- Brief
The material below has pictures in it. Set down only the lines from the line containing "Clone this chart in matplotlib." through the line containing "edgecolor=ec, linewidth=1.0, zorder=4)", word for word, and leave the pictures behind.

- Listed records
[Start]

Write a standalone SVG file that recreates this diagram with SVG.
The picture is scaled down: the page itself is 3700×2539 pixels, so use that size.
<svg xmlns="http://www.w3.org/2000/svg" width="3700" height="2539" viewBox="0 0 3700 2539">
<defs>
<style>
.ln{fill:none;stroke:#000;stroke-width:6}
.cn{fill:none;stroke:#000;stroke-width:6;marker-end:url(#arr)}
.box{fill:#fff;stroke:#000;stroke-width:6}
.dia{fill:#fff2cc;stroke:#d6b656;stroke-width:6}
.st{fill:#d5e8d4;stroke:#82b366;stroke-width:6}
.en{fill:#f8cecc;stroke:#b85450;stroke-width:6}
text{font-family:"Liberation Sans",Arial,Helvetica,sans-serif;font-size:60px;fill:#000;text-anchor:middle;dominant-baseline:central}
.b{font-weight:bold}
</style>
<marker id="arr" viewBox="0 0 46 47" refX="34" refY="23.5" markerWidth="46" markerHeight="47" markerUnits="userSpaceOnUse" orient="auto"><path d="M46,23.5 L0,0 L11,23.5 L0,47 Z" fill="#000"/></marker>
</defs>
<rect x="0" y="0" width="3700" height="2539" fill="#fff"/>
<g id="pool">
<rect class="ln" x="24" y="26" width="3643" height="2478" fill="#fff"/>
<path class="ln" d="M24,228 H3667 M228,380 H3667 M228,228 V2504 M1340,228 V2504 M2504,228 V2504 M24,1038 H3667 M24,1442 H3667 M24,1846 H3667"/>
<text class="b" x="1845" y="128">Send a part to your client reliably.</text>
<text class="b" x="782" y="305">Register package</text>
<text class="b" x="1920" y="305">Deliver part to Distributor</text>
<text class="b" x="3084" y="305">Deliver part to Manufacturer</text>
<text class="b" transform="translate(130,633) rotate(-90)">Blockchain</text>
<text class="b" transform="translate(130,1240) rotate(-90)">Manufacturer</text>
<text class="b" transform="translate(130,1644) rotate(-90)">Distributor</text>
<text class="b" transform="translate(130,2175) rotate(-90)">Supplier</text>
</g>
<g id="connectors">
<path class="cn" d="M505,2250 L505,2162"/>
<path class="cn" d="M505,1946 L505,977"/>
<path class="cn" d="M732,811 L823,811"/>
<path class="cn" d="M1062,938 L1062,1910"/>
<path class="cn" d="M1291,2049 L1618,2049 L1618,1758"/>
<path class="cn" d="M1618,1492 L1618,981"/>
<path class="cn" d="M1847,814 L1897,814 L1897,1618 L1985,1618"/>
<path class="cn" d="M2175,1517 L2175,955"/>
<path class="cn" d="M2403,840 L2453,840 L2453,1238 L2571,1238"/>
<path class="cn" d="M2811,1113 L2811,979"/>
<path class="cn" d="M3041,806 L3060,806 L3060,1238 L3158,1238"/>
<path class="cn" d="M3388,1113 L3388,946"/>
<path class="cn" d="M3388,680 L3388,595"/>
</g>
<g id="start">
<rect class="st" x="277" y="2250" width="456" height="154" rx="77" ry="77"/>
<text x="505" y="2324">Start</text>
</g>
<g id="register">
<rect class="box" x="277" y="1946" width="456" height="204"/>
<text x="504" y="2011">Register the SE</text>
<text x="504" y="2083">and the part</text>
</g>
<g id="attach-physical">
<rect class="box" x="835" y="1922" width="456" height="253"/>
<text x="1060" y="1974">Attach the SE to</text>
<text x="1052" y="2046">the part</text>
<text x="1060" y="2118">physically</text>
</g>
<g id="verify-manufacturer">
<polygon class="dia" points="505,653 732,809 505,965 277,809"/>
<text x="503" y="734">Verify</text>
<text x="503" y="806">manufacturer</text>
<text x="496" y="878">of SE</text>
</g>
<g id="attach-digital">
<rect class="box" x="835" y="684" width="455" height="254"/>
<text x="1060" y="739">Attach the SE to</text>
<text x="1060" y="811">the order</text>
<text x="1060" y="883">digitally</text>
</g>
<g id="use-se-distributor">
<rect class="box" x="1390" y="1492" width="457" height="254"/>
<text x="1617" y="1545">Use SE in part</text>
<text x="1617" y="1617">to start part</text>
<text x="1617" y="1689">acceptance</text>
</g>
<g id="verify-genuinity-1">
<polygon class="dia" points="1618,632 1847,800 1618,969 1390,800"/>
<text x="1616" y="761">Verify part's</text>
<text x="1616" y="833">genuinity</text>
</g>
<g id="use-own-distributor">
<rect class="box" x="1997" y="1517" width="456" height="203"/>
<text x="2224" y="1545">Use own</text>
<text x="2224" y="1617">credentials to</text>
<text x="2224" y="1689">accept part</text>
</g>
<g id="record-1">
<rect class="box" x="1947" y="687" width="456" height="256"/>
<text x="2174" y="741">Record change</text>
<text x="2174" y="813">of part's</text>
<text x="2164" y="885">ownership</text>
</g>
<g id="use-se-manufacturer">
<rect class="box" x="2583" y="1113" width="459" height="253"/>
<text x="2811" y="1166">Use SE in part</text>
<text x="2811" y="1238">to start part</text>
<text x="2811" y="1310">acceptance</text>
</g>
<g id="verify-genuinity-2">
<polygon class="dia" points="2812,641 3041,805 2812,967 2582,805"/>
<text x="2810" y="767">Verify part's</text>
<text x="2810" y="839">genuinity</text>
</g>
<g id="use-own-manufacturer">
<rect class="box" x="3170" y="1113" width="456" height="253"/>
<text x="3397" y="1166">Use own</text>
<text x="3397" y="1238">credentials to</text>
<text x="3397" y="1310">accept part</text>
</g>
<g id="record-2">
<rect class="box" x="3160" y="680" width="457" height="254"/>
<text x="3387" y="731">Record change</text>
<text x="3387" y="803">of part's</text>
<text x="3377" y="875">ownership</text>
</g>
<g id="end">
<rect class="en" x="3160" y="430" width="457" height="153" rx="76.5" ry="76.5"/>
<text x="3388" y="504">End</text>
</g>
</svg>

[End]
[Start]

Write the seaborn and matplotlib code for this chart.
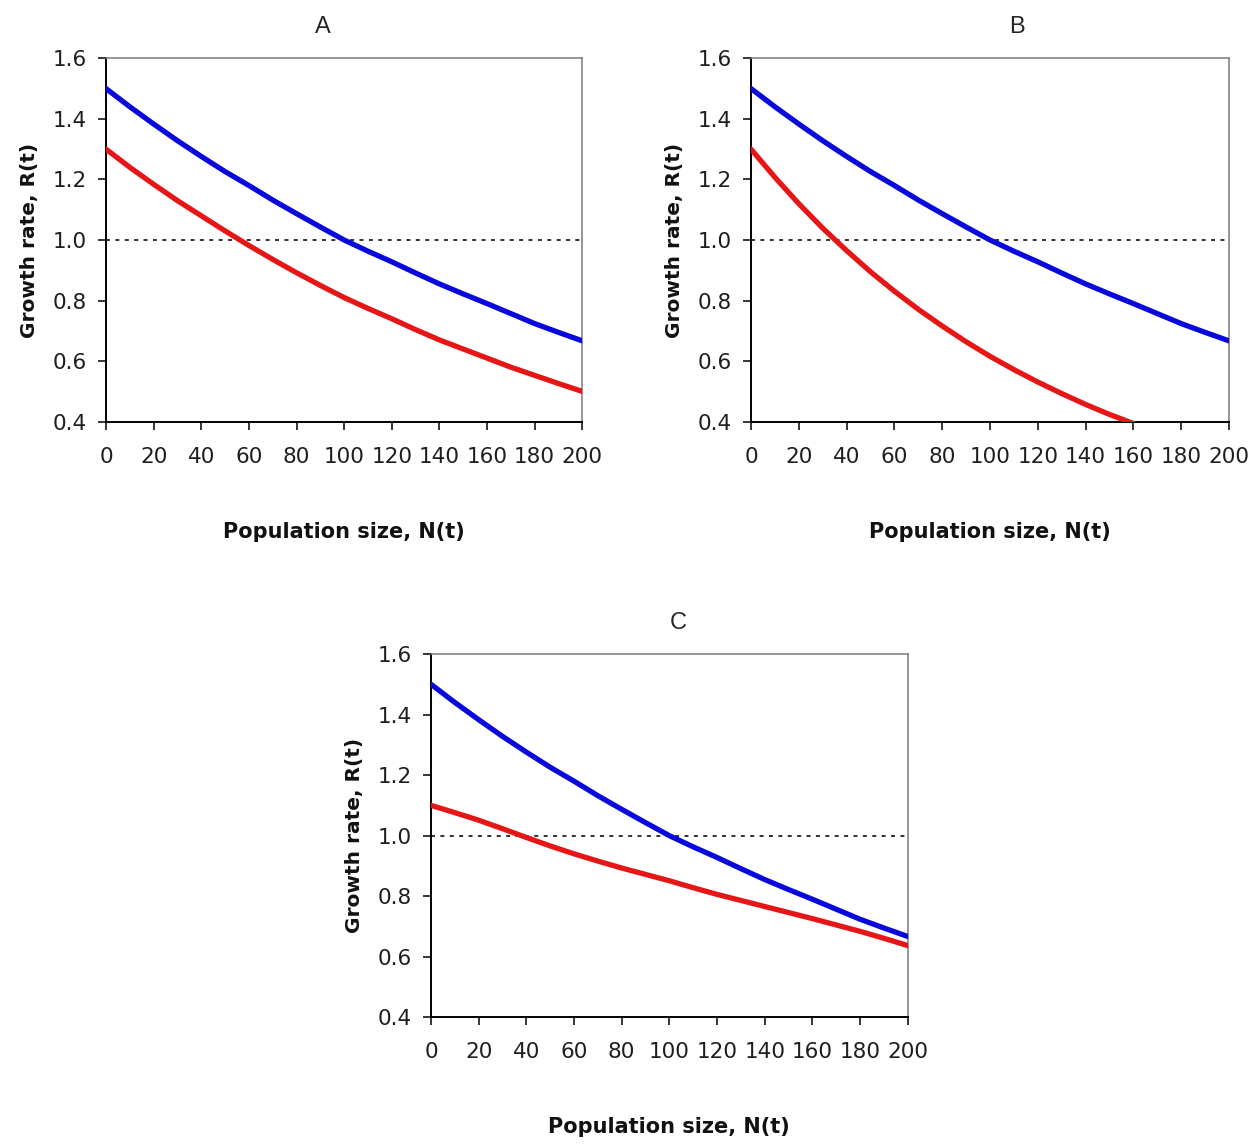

[End]
[Start]

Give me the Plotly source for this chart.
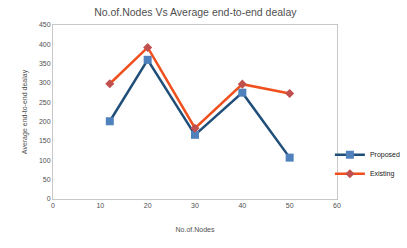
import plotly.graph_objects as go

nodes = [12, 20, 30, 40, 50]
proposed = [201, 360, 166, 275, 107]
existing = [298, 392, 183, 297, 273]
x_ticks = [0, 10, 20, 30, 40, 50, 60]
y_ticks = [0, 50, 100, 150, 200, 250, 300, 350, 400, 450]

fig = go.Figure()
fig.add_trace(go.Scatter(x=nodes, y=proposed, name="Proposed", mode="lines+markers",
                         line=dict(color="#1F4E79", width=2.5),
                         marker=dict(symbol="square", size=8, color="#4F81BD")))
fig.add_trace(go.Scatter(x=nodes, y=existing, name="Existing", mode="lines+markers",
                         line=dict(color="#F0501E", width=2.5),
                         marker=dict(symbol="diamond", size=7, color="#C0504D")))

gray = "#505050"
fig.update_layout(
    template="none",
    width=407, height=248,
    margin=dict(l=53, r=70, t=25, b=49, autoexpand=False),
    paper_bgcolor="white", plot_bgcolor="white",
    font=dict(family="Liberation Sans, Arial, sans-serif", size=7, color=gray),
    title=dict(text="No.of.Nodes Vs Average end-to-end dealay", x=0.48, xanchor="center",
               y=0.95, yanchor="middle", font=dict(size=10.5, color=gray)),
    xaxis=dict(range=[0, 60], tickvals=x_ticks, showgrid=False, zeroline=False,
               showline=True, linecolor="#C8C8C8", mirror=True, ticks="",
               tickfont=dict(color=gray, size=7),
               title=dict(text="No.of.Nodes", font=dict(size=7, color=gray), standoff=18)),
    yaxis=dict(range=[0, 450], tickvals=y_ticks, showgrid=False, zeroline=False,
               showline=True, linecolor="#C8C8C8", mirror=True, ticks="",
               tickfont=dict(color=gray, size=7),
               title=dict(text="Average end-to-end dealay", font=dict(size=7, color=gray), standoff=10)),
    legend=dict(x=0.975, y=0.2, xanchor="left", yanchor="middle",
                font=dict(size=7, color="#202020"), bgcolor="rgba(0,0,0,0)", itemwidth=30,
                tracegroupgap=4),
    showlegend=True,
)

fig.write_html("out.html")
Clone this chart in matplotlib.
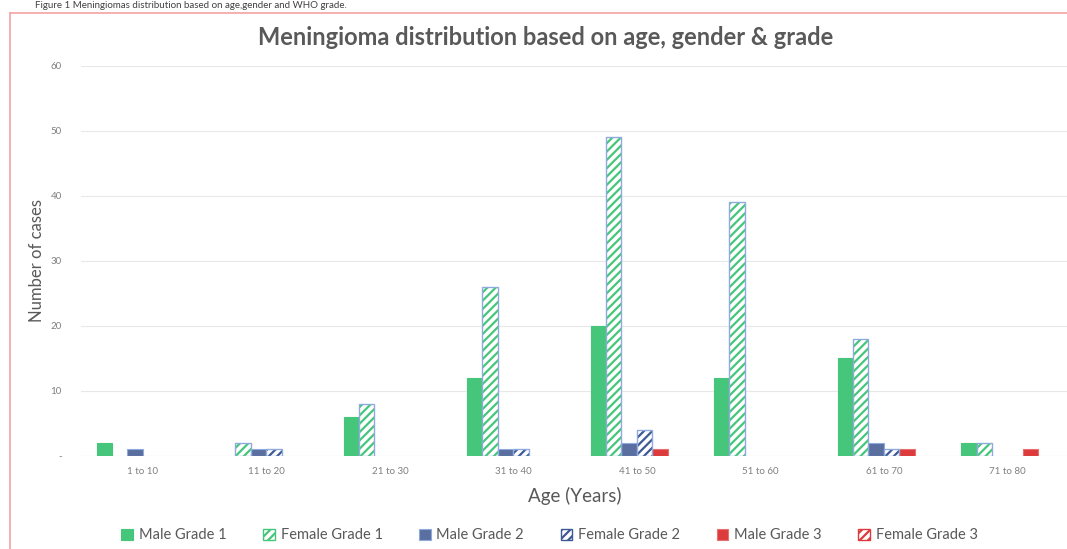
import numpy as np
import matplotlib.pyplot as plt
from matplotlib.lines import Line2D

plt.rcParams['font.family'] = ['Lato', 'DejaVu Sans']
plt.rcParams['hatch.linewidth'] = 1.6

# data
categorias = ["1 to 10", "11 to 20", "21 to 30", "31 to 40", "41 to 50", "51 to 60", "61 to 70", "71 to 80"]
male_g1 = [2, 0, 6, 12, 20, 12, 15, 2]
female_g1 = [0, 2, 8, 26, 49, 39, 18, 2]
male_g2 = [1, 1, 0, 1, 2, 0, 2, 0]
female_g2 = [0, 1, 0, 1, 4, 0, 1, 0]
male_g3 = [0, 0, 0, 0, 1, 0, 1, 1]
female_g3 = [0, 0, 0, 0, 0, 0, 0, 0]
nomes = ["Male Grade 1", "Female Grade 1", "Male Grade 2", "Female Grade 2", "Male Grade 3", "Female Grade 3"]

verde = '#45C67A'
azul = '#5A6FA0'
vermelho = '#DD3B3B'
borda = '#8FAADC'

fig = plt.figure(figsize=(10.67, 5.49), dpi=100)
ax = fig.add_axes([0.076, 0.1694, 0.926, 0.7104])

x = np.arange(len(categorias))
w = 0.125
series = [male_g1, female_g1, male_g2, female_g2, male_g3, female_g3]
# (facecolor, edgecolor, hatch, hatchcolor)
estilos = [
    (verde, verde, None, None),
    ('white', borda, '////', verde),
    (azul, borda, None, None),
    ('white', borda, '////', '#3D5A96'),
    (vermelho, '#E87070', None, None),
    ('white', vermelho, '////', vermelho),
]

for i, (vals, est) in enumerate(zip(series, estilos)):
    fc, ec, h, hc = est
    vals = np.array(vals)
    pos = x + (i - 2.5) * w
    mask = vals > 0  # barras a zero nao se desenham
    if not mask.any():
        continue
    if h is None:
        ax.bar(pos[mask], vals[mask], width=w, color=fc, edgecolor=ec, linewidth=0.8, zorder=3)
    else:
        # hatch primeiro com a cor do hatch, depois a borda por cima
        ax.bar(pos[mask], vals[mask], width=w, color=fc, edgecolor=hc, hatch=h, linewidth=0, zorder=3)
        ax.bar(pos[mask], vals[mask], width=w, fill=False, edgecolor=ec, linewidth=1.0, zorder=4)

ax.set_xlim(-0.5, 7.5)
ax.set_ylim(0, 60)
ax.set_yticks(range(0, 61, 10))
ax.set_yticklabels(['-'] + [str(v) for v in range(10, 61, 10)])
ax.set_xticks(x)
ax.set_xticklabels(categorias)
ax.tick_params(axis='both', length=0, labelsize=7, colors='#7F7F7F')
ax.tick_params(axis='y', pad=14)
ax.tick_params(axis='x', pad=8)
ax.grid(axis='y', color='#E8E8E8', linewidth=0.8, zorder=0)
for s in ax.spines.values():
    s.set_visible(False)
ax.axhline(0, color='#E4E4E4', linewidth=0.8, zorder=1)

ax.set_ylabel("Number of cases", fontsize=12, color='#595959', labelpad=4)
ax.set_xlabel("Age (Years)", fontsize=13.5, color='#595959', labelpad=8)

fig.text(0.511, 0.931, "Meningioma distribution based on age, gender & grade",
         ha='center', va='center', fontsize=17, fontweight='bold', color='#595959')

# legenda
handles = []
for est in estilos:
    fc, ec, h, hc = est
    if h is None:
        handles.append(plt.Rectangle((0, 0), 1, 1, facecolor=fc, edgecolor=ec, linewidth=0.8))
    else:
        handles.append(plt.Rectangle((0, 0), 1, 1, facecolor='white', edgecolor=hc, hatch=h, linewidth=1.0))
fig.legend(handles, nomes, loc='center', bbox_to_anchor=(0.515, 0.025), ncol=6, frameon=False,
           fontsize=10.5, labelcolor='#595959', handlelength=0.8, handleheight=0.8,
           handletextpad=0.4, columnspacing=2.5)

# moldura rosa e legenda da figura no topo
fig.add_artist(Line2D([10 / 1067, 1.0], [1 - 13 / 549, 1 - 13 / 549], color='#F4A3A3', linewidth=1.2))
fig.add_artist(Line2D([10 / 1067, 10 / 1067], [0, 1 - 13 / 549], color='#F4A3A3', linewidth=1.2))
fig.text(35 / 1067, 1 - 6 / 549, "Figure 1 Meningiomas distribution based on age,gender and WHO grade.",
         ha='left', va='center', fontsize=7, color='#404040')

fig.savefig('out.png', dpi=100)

[End]

- Full answer
Clone this chart in matplotlib.
import numpy as np
import matplotlib.pyplot as plt
from matplotlib.lines import Line2D

plt.rcParams['font.family'] = ['Lato', 'DejaVu Sans']
plt.rcParams['hatch.linewidth'] = 1.6

# data
categorias = ["1 to 10", "11 to 20", "21 to 30", "31 to 40", "41 to 50", "51 to 60", "61 to 70", "71 to 80"]
male_g1 = [2, 0, 6, 12, 20, 12, 15, 2]
female_g1 = [0, 2, 8, 26, 49, 39, 18, 2]
male_g2 = [1, 1, 0, 1, 2, 0, 2, 0]
female_g2 = [0, 1, 0, 1, 4, 0, 1, 0]
male_g3 = [0, 0, 0, 0, 1, 0, 1, 1]
female_g3 = [0, 0, 0, 0, 0, 0, 0, 0]
nomes = ["Male Grade 1", "Female Grade 1", "Male Grade 2", "Female Grade 2", "Male Grade 3", "Female Grade 3"]

verde = '#45C67A'
azul = '#5A6FA0'
vermelho = '#DD3B3B'
borda = '#8FAADC'

fig = plt.figure(figsize=(10.67, 5.49), dpi=100)
ax = fig.add_axes([0.076, 0.1694, 0.926, 0.7104])

x = np.arange(len(categorias))
w = 0.125
series = [male_g1, female_g1, male_g2, female_g2, male_g3, female_g3]
# (facecolor, edgecolor, hatch, hatchcolor)
estilos = [
    (verde, verde, None, None),
    ('white', borda, '////', verde),
    (azul, borda, None, None),
    ('white', borda, '////', '#3D5A96'),
    (vermelho, '#E87070', None, None),
    ('white', vermelho, '////', vermelho),
]

for i, (vals, est) in enumerate(zip(series, estilos)):
    fc, ec, h, hc = est
    vals = np.array(vals)
    pos = x + (i - 2.5) * w
    mask = vals > 0  # barras a zero nao se desenham
    if not mask.any():
        continue
    if h is None:
        ax.bar(pos[mask], vals[mask], width=w, color=fc, edgecolor=ec, linewidth=0.8, zorder=3)
    else:
        # hatch primeiro com a cor do hatch, depois a borda por cima
        ax.bar(pos[mask], vals[mask], width=w, color=fc, edgecolor=hc, hatch=h, linewidth=0, zorder=3)
        ax.bar(pos[mask], vals[mask], width=w, fill=False, edgecolor=ec, linewidth=1.0, zorder=4)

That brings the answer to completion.